Regulatory
Transat sets March 10 meeting after board requisition

TRZ · Price
Executive Summary
- Transat A.T. Inc. has called an annual and special meeting of shareholders for March 10, 2026, in response to a formal requisition by shareholder Financiere Outremont Inc.
- The requisition requested changes to the board of directors, specifically seeking to remove a majority of independent directors and replace them with nominees aligned with Financiere Outremont.
- The Board determined that the date requested by the shareholder (February 6, 2026) would cause unnecessary duplication, cost, and confusion, and would not allow sufficient time for fair disclosure to the diverse shareholder base.
Key Details
- Meeting Date: March 10, 2026.
- Requisitioning Shareholder: Financiere Outremont Inc.

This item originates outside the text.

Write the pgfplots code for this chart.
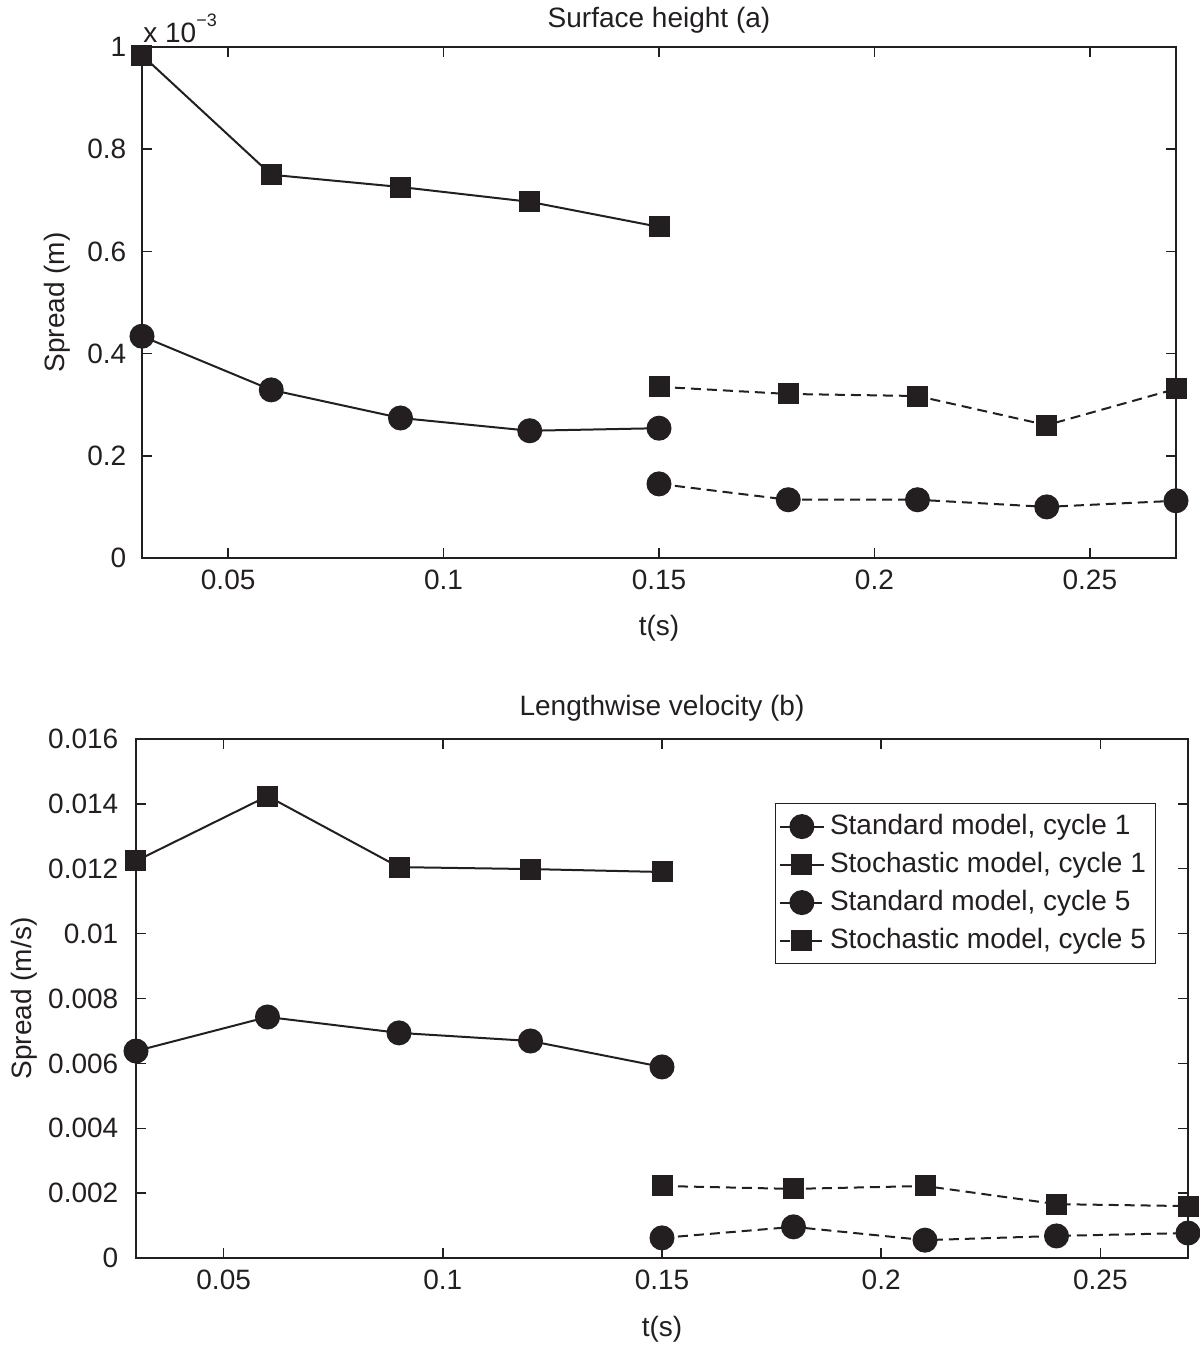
\documentclass[border=0pt]{standalone}
\usepackage{fontspec}
\setmainfont{Liberation Sans}
\usepackage{pgfplots}
\pgfplotsset{compat=1.18}
\definecolor{ink}{RGB}{35,31,32}
\newcommand{\fs}{\fontsize{14pt}{16.8pt}\selectfont}
\pgfplotsset{
  common/.style={
    scale only axis,
    clip mode=individual,
    xmin=0.03, xmax=0.27,
    xtick={0.05,0.1,0.15,0.2,0.25},
    xticklabels={0.05,0.1,0.15,0.2,0.25},
    scaled x ticks=false, scaled y ticks=false,
    /pgf/number format/assume math mode=true,
    axis line style={ink, line width=0.75pt},
    tick style={ink, line width=0.75pt},
    major tick length=5pt,
    tick align=inside,
    ticklabel style={font=\fs, text=ink},
    label style={font=\fs, text=ink},
    title style={font=\fs, text=ink},
    xticklabel style={yshift=-1pt},
    yticklabel style={xshift=-3pt},
    legend image code/.code={\draw[mark repeat=2, mark phase=2, #1] plot coordinates {(0cm,0cm) (0.38cm,0cm) (0.76cm,0cm)};},
  },
  c1/.style={ink, line width=1pt, solid},
  c5/.style={ink, line width=1pt, dash pattern=on 5pt off 3pt},
  circ/.style={mark=*, mark size=5.75pt, mark options={solid, fill=ink, draw=ink}},
  sq/.style={mark=square*, mark size=4.75pt, mark options={solid, fill=ink, draw=ink}},
}
\begin{document}
\fs
\begin{tikzpicture}
\useasboundingbox (0,0) rectangle (600pt,675.5pt);
% top axis
\begin{axis}[common,
  at={(71pt,396.5pt)}, anchor=south west,
  width=517pt, height=255.5pt,
  ymin=0, ymax=1,
  ytick={0,0.2,0.4,0.6,0.8,1},
  yticklabels={0,0.2,0.4,0.6,0.8,1},
  title={Surface height (a)},
  title style={at={(axis description cs:0.5,1.0382)}, anchor=base, yshift=-6pt},
  xlabel={t(s)},
  xlabel style={at={(axis description cs:0.5,-0.1507)}, anchor=base},
  ylabel={Spread (m)},
  ylabel style={at={(axis description cs:-0.0754,0.5)}, anchor=base, rotate=0},
]
\addplot[c1, circ] coordinates {(0.03,0.434) (0.06,0.329) (0.09,0.274) (0.12,0.249) (0.15,0.254)};
\addplot[c1, sq] coordinates {(0.03,0.984) (0.06,0.750) (0.09,0.726) (0.12,0.697) (0.15,0.648)};
\addplot[c5, circ] coordinates {(0.15,0.145) (0.18,0.114) (0.21,0.114) (0.24,0.100) (0.27,0.112)};
\addplot[c5, sq] coordinates {(0.15,0.335) (0.18,0.321) (0.21,0.317) (0.24,0.260) (0.27,0.331)};
\node[anchor=base west, inner sep=0pt, text=ink, font=\fs] at ([xshift=0.5pt,yshift=2pt]rel axis cs:0,1) {x 10\raisebox{8pt}{\fontsize{9pt}{10pt}\selectfont \char"2212 3}};
\end{axis}
% bottom axis
\begin{axis}[common,
  at={(68pt,46.5pt)}, anchor=south west,
  width=526pt, height=259.5pt,
  ymin=0, ymax=0.016,
  ytick={0,0.002,0.004,0.006,0.008,0.01,0.012,0.014,0.016},
  yticklabels={0,0.002,0.004,0.006,0.008,0.01,0.012,0.014,0.016},
  yticklabel style={xshift=-1pt},
  title={Lengthwise velocity (b)},
  title style={at={(axis description cs:0.5,1.0462)}, anchor=base, yshift=-6pt},
  xlabel={t(s)},
  xlabel style={at={(axis description cs:0.5,-0.1522)}, anchor=base},
  ylabel={Spread (m/s)},
  ylabel style={at={(axis description cs:-0.0998,0.5)}, anchor=base, rotate=0},
  legend style={at={(0.9696,0.8767)}, anchor=north east, draw=ink, line width=0.6pt,
    font=\fs, text=ink,
    nodes={text height=10.5pt, text depth=3pt, inner sep=2.75pt},
    inner xsep=2pt, inner ysep=2pt},
  legend cell align=left,
]
\addplot[c1, circ] coordinates {(0.03,0.00638) (0.06,0.00743) (0.09,0.00694) (0.12,0.00669) (0.15,0.00589)};
\addlegendentry{Standard model, cycle 1}
\addplot[c1, sq] coordinates {(0.03,0.01224) (0.06,0.01424) (0.09,0.01205) (0.12,0.01199) (0.15,0.01190)};
\addlegendentry{Stochastic model, cycle 1}
\addplot[c5, circ] coordinates {(0.15,0.00062) (0.18,0.00096) (0.21,0.00055) (0.24,0.00068) (0.27,0.00077)};
\addlegendentry{Standard model, cycle 5}
\addplot[c5, sq] coordinates {(0.15,0.00222) (0.18,0.00213) (0.21,0.00222) (0.24,0.00166) (0.27,0.00160)};
\addlegendentry{Stochastic model, cycle 5}
\end{axis}
\end{tikzpicture}
\end{document}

- Proposed Changes: The requisition sought to convene a special meeting to vote on proposed changes to the board, specifically aiming to remove a majority of independent directors and replace them with nominees aligned with the requisitioning shareholder.
- Board Rationale for Date Selection:
- The Board rejected the shareholder's requested date of February 6, 2026, citing that holding two meetings in short succession would result in overlapping subject matters, duplication, cost, and shareholder confusion.
- The Board stated that an earlier date would divert substantial resources from operational and strategic priorities.
- The chosen date provides 22 business days from the date requested by the shareholder, which the Board argues is critical for fairness to the widely held shareholder base, ensuring equitable opportunity to review information and exercise voting rights.
- The Board noted that the proposal would provide effective control of the board without a control premium being paid to other shareholders and without a publicly disclosed strategic plan.
- Governance Stance: The Board emphasized its commitment to disciplined stewardship and protecting the interests of all shareholders, employees, travelers, partners, and creditors, rather than the ambitions of a single shareholder who beneficially owns less than 10% of outstanding shares.
- Next Steps: Shareholders will receive a management information circular in advance of the meeting. No immediate action is required from shareholders at this time.
Notable Quotes
- "The board recognizes the right of shareholders to propose changes and welcomes constructive engagement."
- "The proposal would provide effective control of the board without a control premium being paid to other shareholders, and without a publicly disclosed strategic plan for Transat's business."
- "The board also believes that decisions regarding a publicly traded airline of strategic importance to Quebec should reflect the interests of the full shareholder base, employees, travellers, partners and creditors, rather than the ambitions of any one shareholder."